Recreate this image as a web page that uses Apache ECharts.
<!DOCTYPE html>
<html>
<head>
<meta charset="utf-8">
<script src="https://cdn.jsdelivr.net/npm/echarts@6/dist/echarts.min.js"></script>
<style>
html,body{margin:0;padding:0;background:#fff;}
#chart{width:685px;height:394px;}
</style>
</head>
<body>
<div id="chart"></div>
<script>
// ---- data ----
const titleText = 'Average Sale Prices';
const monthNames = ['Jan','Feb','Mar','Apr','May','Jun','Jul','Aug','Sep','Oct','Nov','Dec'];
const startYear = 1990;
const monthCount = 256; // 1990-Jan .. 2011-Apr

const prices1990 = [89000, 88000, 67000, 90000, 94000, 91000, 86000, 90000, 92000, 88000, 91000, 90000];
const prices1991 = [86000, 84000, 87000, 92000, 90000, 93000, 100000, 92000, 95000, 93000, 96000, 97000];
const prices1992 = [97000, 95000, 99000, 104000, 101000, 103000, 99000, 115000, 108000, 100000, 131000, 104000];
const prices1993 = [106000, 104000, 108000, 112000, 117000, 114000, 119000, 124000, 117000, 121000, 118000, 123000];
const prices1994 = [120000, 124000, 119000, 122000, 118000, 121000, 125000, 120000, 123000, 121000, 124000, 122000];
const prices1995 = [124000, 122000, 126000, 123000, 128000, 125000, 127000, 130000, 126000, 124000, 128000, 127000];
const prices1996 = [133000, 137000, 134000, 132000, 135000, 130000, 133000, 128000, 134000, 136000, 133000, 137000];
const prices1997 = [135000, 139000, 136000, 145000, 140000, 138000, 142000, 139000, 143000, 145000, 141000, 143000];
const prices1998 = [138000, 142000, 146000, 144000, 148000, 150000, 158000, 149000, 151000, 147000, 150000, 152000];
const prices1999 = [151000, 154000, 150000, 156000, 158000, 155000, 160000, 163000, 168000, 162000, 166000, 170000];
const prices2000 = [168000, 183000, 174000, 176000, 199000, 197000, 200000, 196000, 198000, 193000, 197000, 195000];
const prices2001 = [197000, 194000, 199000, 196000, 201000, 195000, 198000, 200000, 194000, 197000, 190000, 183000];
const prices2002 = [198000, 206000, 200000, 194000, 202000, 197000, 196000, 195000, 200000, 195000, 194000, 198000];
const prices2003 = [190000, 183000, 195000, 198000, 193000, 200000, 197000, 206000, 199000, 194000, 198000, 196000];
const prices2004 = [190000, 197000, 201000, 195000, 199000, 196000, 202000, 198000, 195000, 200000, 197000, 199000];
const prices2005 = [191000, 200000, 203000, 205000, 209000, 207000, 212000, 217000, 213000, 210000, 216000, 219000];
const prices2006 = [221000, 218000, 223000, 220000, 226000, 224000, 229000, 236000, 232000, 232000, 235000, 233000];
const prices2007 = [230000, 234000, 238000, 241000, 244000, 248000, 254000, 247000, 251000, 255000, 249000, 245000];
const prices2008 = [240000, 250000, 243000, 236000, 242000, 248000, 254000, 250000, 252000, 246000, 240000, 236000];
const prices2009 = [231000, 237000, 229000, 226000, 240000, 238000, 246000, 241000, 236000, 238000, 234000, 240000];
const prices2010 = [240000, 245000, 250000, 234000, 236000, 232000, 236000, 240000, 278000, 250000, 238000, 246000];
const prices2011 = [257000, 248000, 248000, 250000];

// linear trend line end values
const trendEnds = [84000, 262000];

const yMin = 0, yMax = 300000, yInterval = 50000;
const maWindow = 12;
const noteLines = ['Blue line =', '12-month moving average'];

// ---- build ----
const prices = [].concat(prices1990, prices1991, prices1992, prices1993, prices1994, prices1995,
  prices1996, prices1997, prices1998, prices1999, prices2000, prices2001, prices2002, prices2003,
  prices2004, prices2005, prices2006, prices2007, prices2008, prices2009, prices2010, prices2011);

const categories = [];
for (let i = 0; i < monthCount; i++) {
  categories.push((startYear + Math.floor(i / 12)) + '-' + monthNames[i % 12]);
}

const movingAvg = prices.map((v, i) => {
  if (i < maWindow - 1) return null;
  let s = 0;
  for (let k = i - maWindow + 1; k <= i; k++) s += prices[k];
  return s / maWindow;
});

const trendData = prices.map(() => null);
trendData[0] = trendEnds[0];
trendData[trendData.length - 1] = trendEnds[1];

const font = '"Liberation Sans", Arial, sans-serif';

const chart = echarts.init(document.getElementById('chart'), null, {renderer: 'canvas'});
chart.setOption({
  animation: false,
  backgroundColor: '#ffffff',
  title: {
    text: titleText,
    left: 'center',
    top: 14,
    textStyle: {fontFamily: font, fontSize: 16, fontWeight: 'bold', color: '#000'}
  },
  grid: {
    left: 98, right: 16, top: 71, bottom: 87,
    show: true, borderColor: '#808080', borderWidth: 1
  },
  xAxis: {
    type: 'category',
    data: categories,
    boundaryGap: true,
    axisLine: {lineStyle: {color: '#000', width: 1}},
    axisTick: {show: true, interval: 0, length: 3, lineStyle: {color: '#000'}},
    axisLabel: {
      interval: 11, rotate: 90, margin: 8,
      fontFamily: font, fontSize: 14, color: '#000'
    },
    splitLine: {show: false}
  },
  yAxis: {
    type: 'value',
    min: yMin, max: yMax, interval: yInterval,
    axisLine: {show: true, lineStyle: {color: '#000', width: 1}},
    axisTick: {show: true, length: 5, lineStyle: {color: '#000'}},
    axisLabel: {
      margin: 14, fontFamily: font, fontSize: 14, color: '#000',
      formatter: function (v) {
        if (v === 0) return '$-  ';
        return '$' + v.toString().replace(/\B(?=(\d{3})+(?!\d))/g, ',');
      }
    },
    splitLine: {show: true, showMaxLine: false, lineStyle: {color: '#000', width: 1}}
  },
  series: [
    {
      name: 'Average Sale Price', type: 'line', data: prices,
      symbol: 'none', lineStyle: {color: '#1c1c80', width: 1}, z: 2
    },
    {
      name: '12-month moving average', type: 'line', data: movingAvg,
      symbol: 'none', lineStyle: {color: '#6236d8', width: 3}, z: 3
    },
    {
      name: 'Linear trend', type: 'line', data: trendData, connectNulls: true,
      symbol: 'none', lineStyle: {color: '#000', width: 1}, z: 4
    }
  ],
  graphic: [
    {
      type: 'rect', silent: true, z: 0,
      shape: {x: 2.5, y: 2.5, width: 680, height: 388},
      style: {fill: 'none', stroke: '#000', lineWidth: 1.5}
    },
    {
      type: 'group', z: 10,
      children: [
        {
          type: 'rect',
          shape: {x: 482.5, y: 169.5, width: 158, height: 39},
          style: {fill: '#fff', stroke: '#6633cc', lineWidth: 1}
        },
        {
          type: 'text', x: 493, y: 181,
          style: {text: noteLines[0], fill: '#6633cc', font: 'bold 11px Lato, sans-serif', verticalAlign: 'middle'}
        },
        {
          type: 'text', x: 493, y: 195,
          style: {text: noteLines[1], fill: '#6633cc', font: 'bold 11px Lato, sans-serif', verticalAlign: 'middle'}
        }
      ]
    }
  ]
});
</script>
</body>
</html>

----------

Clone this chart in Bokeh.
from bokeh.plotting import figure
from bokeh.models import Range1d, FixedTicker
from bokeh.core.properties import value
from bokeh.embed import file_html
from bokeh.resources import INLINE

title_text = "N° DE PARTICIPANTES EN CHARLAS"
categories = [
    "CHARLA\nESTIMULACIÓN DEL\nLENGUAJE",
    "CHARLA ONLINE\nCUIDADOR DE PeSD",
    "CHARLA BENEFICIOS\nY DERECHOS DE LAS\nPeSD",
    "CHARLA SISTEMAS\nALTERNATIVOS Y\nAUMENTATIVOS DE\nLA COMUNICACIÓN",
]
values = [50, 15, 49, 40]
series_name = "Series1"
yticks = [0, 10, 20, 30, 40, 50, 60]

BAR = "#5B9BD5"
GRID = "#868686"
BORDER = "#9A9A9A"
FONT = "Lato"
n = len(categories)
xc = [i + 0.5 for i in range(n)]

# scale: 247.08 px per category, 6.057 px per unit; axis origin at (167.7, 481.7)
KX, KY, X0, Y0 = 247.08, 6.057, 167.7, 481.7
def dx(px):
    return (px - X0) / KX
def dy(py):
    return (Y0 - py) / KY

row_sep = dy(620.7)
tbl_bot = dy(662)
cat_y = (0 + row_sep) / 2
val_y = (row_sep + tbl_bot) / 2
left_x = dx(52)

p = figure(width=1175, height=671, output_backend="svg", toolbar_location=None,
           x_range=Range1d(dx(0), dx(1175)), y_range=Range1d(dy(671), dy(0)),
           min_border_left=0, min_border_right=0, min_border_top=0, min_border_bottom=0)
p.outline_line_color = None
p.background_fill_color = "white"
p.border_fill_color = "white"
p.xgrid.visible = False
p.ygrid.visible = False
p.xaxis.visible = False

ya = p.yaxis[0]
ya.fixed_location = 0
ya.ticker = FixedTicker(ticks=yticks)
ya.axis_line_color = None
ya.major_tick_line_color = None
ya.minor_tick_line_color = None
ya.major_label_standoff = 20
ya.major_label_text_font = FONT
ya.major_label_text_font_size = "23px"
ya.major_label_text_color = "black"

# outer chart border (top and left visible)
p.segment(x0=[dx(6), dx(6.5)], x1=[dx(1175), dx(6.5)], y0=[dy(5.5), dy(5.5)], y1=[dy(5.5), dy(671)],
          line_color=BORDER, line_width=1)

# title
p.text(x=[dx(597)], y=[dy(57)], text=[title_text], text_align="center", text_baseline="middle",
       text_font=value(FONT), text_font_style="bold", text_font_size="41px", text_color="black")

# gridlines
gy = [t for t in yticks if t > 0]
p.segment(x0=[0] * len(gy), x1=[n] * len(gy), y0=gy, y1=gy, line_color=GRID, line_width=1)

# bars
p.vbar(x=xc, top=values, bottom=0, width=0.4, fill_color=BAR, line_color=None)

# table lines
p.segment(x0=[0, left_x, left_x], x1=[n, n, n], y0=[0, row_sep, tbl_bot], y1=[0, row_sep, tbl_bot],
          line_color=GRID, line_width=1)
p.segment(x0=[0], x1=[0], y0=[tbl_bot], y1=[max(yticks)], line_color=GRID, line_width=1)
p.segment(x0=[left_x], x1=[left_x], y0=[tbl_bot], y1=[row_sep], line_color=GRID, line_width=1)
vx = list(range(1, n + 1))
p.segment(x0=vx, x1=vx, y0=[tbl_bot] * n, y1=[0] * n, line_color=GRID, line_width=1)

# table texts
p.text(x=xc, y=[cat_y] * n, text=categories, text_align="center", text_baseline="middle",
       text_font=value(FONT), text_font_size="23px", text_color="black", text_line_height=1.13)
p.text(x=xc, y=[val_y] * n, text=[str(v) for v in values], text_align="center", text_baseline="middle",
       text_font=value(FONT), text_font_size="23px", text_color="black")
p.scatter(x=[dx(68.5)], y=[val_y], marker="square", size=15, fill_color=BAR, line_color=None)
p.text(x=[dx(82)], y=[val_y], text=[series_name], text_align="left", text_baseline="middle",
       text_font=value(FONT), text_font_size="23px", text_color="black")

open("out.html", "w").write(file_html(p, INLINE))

----------

== Work to complete ==
Copy out exactly the lines running from the one with "Recreate this image" to the one with "const monthCount = 256;", including both ends, and nothing more.

== Correct output ==
Recreate this image as a web page that uses Apache ECharts.
<!DOCTYPE html>
<html>
<head>
<meta charset="utf-8">
<script src="https://cdn.jsdelivr.net/npm/echarts@6/dist/echarts.min.js"></script>
<style>
html,body{margin:0;padding:0;background:#fff;}
#chart{width:685px;height:394px;}
</style>
</head>
<body>
<div id="chart"></div>
<script>
// ---- data ----
const titleText = 'Average Sale Prices';
const monthNames = ['Jan','Feb','Mar','Apr','May','Jun','Jul','Aug','Sep','Oct','Nov','Dec'];
const startYear = 1990;
const monthCount = 256; // 1990-Jan .. 2011-Apr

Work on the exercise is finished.